Even though they could have, no one stopped without permission. Less than half of the people ever achieved permission to leave. The majority went on to give lethal levels of shock to the actor in the fake chair three times.

But maybe, you might argue, these people sensed that it was all an act?

So someone did the experiment again, only this time they were genuinely shocking a little puppy. 20 out of 26 people continued to shock the puppy right up to the end of the experiment. Of the few who insisted on stopping, all were men. The rest of the men and all of the women continued to shock the poor puppy, some weeping as they did so, because the man in the lab coat told them to.

Think about it yourself, before you judge – have you ever done something you felt was a little wrong, because your boss told you to at work? Or because the people around you assured you that it was normal or acceptable, or outright told you that your beliefs were wrong? I’m not talking about fatally shocking people. Just little things that conflicted with your personal set of morals.

I know I have.

The dog training world largely consists of two warring factions. There are the “positive” dog trainers, who have actually read books on Psychology and have learned that reward is much more powerful than punishment. Then there is the older school of thought,which talks a lot about “earning the dog’s respect” and “tone of voice”. They use choke chains and other physical methods to enforce their will on the dog.

In my previous job, we tried to merge both schools of thought as best we could. For the most part, I was allowed to try positive methods first. But some things were non-negotiable.

For the first time since I was a small child, I found myself using a “chain collar” (because “choke chain” sounds too negative, y’know). My own dog has never had such a collar. His training was entirely reward-based, with the occasional scolding for serious infractions. But I didn’t have a choice in my job – at least, not if I wanted to keep my job. Not only was I using them on a daily basis, but I was instructing the volunteers who raise the puppies in the art of doing so.

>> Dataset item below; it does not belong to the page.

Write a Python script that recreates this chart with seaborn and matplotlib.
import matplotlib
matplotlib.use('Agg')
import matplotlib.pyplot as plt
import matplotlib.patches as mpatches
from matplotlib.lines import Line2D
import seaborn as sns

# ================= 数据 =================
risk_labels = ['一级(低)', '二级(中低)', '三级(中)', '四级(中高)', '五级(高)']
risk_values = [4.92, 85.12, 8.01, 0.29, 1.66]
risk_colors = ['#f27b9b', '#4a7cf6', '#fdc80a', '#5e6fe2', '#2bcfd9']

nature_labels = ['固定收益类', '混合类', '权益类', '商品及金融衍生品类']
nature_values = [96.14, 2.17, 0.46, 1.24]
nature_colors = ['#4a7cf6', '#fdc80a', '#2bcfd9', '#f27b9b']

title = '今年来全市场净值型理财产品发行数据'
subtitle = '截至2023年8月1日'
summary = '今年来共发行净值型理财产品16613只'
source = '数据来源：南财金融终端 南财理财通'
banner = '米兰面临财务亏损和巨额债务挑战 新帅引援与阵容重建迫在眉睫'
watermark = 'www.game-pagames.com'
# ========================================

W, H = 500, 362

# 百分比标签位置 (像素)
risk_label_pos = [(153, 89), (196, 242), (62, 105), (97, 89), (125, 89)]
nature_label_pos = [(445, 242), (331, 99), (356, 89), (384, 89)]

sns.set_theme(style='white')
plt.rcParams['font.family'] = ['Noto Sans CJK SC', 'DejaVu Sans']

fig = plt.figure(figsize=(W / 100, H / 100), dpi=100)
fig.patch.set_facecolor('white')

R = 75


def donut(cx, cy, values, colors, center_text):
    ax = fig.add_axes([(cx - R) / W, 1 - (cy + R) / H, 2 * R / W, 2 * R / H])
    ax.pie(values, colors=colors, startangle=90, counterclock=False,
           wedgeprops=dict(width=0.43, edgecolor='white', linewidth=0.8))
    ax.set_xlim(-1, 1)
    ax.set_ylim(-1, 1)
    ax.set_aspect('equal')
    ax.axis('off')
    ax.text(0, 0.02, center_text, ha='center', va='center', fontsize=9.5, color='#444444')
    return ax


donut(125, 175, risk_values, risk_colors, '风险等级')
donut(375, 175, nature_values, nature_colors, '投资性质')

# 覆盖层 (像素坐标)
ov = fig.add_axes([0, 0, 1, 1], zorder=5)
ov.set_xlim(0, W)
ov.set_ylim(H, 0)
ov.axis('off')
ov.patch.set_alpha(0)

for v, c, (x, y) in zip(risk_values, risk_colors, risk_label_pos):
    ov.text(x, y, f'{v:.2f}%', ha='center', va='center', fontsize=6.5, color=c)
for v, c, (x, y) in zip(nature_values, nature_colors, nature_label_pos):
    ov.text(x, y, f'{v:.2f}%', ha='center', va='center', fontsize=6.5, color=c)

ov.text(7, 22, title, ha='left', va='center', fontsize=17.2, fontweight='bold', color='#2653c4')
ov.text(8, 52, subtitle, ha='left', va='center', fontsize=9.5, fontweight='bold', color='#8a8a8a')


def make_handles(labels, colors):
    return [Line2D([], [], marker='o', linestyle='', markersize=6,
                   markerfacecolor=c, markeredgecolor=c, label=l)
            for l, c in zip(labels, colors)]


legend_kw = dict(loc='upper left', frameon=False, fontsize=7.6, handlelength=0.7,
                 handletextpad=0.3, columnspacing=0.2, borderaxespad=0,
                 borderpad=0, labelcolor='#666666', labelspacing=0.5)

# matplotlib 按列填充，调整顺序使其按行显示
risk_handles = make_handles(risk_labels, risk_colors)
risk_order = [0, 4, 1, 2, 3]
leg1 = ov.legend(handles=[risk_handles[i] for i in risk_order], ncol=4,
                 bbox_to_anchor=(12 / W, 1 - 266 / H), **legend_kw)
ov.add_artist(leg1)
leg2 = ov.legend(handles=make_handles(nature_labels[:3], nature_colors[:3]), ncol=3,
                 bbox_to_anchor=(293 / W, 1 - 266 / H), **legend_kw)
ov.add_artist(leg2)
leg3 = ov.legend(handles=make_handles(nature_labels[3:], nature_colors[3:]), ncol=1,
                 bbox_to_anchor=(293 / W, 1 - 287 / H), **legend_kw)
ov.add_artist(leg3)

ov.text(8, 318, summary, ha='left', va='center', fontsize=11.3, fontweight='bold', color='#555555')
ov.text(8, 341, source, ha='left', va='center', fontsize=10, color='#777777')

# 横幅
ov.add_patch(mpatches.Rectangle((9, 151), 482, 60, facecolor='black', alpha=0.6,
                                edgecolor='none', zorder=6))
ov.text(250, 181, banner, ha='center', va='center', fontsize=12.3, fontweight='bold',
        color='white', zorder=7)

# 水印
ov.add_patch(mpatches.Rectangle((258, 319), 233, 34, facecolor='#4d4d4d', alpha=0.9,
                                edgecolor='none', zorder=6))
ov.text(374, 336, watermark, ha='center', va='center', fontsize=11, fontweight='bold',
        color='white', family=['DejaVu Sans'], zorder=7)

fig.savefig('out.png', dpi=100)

I found my abilities and my confidence as a dog trainer disintegrating.

When you have the power to inflict discomfort on another creature for not obeying your will, you find yourself using that power. When you have that power, you find you don’t need patience or calmness. It becomes easy – too easy – to take out your frustrations on the confused animal at the end of the leash.

Here’s another secret – some dog trainers feel that the best way to train a dog to retrieve something is to pinch their ear until they are screaming and bleeding – and then put the object in their mouth and release the ear. After a few weeks of this, the dog learns that grabbing the object makes the torture stop, and they begin to lunge desperately for something to retrieve.

The old-style trainers aren’t monsters; they didn’t like torturing dogs. But in their mind, they thought they “had to” because they found it difficult to believe that any other method could be as effective. But they were willing to try other methods, and so I was allowed to reward-retrieve my dogs. It worked fine. But the day would have come when I would have been told to pinch a dog instead, for whatever reason.

Here’s the thing – I would have done it.

I loved my job. I wanted to keep my job. I would have doubted myself, and trusted them.

I was upset about being laid off, but now I am glad I got out before that happened. Now I have the perspective to say “No, I will never do that.” If someone tells me to in the future, I will say no, and hang my job. I think I will be a better and happier person now than I was when I was trying to please people with different ideas, and a different set of morals.

I don’t ever want to find myself in that position again.